# 패키지 불러오기

In [34]:
import pandas as pd
import numpy as np
import lightgbm as lgb
import xgboost as xgb

from catboost import Pool, CatBoostRegressor
from sklearn.model_selection import train_test_split, KFold
from sklearn.metrics import mean_squared_error
from sklearn.ensemble import RandomForestRegressor
from sklearn.neighbors import KNeighborsRegressor
from sklearn.linear_model import LinearRegression
from sklearn.preprocessing import StandardScaler
from sklearn.feature_selection import RFE
from sklearn.feature_selection import SelectKBest, f_regression, mutual_info_regression


n_splits = 5

# 모델 정의
 1. Random Forest
 2. Lightgbm
 3. Xgboost
 4. Catboost
 5. Knn
 6. Linear regression

In [2]:
def Xy_split(dataset):
    
    X = dataset.drop('연봉', axis=1)
    column_dict = {f'variable{idx+1}':col for idx, col in enumerate(X.columns)}
    X = X.rename(columns = {col:f'variable{idx+1}' for idx, col in enumerate(X.columns)})
    y = dataset['연봉']
    
    return column_dict, X, y

# train, test분할 후 모델링

In [3]:
hitter = pd.read_csv('../선수데이터(전처리완료)/모델링용ver1/타자(모델링용).csv')
pitcher = pd.read_csv('../선수데이터(전처리완료)/모델링용ver1/투수(모델링용).csv')

#### 1. 타자

In [40]:
# train, test 분할
col_dict, X, y = Xy_split(hitter)

# score 산정

### fscore 산정
fscore = SelectKBest(f_regression, k=1).fit(X, y)
fscore_importance = pd.Series(fscore.scores_).rank(ascending=False)


### 상호정보량 산정
mutual_info = SelectKBest(mutual_info_regression, k=1).fit(X, y)
mutual_info_importance = pd.Series(mutual_info.scores_).rank(ascending=False)

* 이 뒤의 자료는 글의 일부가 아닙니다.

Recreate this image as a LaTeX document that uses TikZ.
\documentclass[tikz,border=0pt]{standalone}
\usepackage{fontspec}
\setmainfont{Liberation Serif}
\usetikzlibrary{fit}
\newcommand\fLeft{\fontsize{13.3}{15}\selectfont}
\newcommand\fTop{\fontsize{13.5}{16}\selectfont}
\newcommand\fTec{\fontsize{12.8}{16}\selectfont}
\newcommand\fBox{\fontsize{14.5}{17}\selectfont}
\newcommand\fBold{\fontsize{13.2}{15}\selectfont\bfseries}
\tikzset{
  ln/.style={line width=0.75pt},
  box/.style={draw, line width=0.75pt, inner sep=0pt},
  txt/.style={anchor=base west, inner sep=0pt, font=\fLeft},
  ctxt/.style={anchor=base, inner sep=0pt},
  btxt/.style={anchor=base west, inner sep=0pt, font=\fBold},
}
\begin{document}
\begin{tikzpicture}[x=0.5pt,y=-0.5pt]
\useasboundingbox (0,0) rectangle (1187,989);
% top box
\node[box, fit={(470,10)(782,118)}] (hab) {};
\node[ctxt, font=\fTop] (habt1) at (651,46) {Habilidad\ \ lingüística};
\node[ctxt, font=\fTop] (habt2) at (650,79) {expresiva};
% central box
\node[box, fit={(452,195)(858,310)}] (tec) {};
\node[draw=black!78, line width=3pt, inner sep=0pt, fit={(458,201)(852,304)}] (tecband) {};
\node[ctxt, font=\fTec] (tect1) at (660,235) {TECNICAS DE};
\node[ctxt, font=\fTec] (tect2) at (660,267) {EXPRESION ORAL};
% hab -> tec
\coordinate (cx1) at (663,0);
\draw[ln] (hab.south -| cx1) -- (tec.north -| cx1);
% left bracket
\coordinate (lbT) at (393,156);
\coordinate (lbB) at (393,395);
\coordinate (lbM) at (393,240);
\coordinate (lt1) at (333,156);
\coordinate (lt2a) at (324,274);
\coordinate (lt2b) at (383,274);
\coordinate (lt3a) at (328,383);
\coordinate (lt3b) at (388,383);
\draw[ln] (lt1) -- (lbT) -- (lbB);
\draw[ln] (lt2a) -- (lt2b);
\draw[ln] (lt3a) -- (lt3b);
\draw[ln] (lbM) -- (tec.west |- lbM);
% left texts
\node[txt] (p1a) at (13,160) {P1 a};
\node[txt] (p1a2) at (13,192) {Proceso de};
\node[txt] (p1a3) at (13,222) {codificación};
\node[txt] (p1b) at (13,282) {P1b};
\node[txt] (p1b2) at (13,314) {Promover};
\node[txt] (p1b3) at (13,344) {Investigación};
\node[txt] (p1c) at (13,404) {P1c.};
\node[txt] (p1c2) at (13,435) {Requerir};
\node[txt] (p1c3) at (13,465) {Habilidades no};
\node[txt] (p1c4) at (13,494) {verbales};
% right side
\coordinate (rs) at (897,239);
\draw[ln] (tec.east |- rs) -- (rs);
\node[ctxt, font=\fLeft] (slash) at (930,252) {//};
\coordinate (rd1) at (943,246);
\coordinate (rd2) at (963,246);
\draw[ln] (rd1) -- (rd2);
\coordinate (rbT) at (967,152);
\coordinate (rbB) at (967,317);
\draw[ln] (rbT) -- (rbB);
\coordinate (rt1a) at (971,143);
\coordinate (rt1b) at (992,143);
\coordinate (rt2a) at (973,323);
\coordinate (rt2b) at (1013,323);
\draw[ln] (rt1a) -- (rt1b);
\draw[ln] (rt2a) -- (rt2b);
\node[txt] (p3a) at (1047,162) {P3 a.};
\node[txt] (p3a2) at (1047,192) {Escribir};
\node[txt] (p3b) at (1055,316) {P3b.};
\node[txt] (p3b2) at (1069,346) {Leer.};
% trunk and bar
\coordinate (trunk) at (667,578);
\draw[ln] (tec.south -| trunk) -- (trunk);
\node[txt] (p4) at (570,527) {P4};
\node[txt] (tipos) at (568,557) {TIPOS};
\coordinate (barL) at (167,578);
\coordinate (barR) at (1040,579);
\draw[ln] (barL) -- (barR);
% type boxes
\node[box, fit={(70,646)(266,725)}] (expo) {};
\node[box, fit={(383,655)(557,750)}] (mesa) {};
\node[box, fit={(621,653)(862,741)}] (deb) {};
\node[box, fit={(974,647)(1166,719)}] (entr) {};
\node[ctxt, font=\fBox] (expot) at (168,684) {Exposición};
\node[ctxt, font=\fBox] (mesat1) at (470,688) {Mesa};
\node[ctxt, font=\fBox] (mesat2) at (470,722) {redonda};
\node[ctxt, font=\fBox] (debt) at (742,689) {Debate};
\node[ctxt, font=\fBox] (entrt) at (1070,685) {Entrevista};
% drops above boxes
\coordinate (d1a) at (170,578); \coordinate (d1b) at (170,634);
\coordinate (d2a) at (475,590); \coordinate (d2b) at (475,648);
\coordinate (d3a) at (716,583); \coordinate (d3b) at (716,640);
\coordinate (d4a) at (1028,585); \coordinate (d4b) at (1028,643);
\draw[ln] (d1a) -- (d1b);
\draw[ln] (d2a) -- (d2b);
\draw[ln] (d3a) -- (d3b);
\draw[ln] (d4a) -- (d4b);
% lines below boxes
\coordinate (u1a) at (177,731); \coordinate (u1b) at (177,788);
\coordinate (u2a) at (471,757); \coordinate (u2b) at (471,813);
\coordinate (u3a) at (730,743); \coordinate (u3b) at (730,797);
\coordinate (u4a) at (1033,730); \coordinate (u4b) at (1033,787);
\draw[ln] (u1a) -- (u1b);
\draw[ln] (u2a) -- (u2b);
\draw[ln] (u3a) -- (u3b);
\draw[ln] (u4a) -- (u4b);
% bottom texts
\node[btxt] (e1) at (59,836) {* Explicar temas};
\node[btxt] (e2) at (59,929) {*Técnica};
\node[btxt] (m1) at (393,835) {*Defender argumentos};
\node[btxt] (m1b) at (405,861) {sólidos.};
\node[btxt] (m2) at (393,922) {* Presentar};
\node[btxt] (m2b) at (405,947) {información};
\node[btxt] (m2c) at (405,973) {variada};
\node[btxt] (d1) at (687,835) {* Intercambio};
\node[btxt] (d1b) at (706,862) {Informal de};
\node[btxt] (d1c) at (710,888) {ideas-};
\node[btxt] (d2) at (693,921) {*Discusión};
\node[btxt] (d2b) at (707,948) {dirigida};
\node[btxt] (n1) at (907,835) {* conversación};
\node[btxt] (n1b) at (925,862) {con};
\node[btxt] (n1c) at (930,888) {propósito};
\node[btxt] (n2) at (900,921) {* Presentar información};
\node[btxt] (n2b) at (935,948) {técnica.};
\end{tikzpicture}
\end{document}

hitter_score = pd.DataFrame({'변수명':list(col_dict.keys()),
                             '실제변수명':list(col_dict.values()),
                             'fscore순위':list(fscore_importance),
                             'mutual_info순위':list(mutual_info_importance)})

hitter_score

Unnamed: 0,변수명,실제변수명,fscore순위,mutual_info순위
0,variable1,데뷔년도,42.0,3.0
1,variable2,연도,43.0,23.0
2,variable3,타율,40.0,32.0
3,variable4,경기,26.5,19.0
4,variable5,타석,14.0,6.0
...,...,...,...,...
80,variable81,포지션(수비)_우익수,82.0,72.0
81,variable82,포지션(수비)_유격수,65.0,73.0
82,variable83,포지션(수비)_좌익수,80.0,83.0
83,variable84,포지션(수비)_중견수,74.0,79.0


#### 2. 투수

In [43]:
# train, test 분할
col_dict, X, y = Xy_split(pitcher)

# score 산정

### fscore 산정
fscore = SelectKBest(f_regression, k=1).fit(X, y)
fscore_importance = pd.Series(fscore.scores_).rank(ascending=False)


### 상호정보량 산정
mutual_info = SelectKBest(mutual_info_regression, k=1).fit(X, y)
mutual_info_importance = pd.Series(mutual_info.scores_).rank(ascending=False)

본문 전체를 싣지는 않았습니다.